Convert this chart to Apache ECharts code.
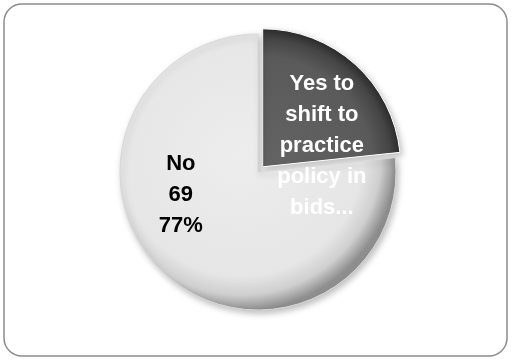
<!DOCTYPE html>
<html>
<head>
<meta charset="utf-8">
<script src="https://cdn.jsdelivr.net/npm/echarts@6/dist/echarts.min.js"></script>
<style>
  html, body { margin: 0; padding: 0; background: #fff; }
  #chart { width: 512px; height: 360px; }
</style>
</head>
<body>
<div id="chart"></div>
<script>
var categories = ["Yes to shift to practice policy in bids...", "No"];
var counts = [21, 69];
var labelTexts = ["Yes to\nshift to\npractice\npolicy in\nbids...", "No"];

var sliceColors = [
  { type: "radial", x: 0, y: 1, r: 1, colorStops: [
    { offset: 0, color: "#646464" },
    { offset: 0.8, color: "#5a5a5a" },
    { offset: 0.93, color: "#454545" },
    { offset: 1, color: "#2e2e2e" }
  ] },
  { type: "radial", x: 0.44, y: 0.44, r: 0.56, colorStops: [
    { offset: 0, color: "#ededed" },
    { offset: 0.78, color: "#e6e6e6" },
    { offset: 0.9, color: "#cfcfcf" },
    { offset: 1, color: "#8e8e8e" }
  ] }
];

var chart = echarts.init(document.getElementById("chart"));

chart.setOption({
  backgroundColor: "#fff",
  animation: false,
  graphic: [{
    type: "rect",
    shape: { x: 4, y: 4, width: 503, height: 352, r: 18 },
    style: { fill: "none", stroke: "#8c8c8c", lineWidth: 1.5 }
  }],
  series: [{
    type: "pie",
    center: [258, 172],
    radius: [0, 138],
    startAngle: 90,
    clockwise: true,
    selectedMode: "single",
    selectedOffset: 7,
    percentPrecision: 0,
    emphasis: { disabled: true },
    label: {
      position: "inside",
      fontFamily: "Liberation Sans",
      fontWeight: "bold",
      fontSize: 22,
      lineHeight: 31,
      align: "center",
      formatter: function (p) {
        if (p.dataIndex === 0) return labelTexts[0];
        return labelTexts[1] + "\n" + p.value + "\n" + Math.round(p.percent) + "%";
      }
    },
    labelLayout: function (p) {
      if (p.dataIndex === 0) return { dx: 11, dy: 33 };
      return { dx: -29, dy: -31 };
    },
    data: categories.map(function (name, i) {
      return {
        name: name,
        value: counts[i],
        selected: i === 0,
        itemStyle: {
          color: sliceColors[i],
          borderColor: i === 0 ? "#ffffff" : "#d8d8d8",
          borderWidth: 1,
          shadowBlur: 6,
          shadowColor: "rgba(0,0,0,0.25)",
          shadowOffsetX: 2,
          shadowOffsetY: 3
        },
        label: { color: i === 0 ? "#ffffff" : "#000000" }
      };
    })
  }]
});
</script>
</body>
</html>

——

Set exercise:
Give every line back word for word and leave the pictures out.

Response to the exercise:
Convert this chart to Apache ECharts code.
<!DOCTYPE html>
<html>
<head>
<meta charset="utf-8">
<script src="https://cdn.jsdelivr.net/npm/echarts@6/dist/echarts.min.js"></script>
<style>
  html, body { margin: 0; padding: 0; background: #fff; }
  #chart { width: 512px; height: 360px; }
</style>
</head>
<body>
<div id="chart"></div>
<script>
var categories = ["Yes to shift to practice policy in bids...", "No"];
var counts = [21, 69];
var labelTexts = ["Yes to\nshift to\npractice\npolicy in\nbids...", "No"];

var sliceColors = [
  { type: "radial", x: 0, y: 1, r: 1, colorStops: [
    { offset: 0, color: "#646464" },
    { offset: 0.8, color: "#5a5a5a" },
    { offset: 0.93, color: "#454545" },
    { offset: 1, color: "#2e2e2e" }
  ] },
  { type: "radial", x: 0.44, y: 0.44, r: 0.56, colorStops: [
    { offset: 0, color: "#ededed" },
    { offset: 0.78, color: "#e6e6e6" },
    { offset: 0.9, color: "#cfcfcf" },
    { offset: 1, color: "#8e8e8e" }
  ] }
];

var chart = echarts.init(document.getElementById("chart"));

chart.setOption({
  backgroundColor: "#fff",
  animation: false,
  graphic: [{
    type: "rect",
    shape: { x: 4, y: 4, width: 503, height: 352, r: 18 },
    style: { fill: "none", stroke: "#8c8c8c", lineWidth: 1.5 }
  }],
  series: [{
    type: "pie",
    center: [258, 172],
    radius: [0, 138],
    startAngle: 90,
    clockwise: true,
    selectedMode: "single",
    selectedOffset: 7,
    percentPrecision: 0,
    emphasis: { disabled: true },
    label: {
      position: "inside",
      fontFamily: "Liberation Sans",
      fontWeight: "bold",
      fontSize: 22,
      lineHeight: 31,
      align: "center",
      formatter: function (p) {
        if (p.dataIndex === 0) return labelTexts[0];
        return labelTexts[1] + "\n" + p.value + "\n" + Math.round(p.percent) + "%";
      }
    },
    labelLayout: function (p) {
      if (p.dataIndex === 0) return { dx: 11, dy: 33 };
      return { dx: -29, dy: -31 };
    },
    data: categories.map(function (name, i) {
      return {
        name: name,
        value: counts[i],
        selected: i === 0,
        itemStyle: {
          color: sliceColors[i],
          borderColor: i === 0 ? "#ffffff" : "#d8d8d8",
          borderWidth: 1,
          shadowBlur: 6,
          shadowColor: "rgba(0,0,0,0.25)",
          shadowOffsetX: 2,
          shadowOffsetY: 3
        },
        label: { color: i === 0 ? "#ffffff" : "#000000" }
      };
    })
  }]
});
</script>
</body>
</html>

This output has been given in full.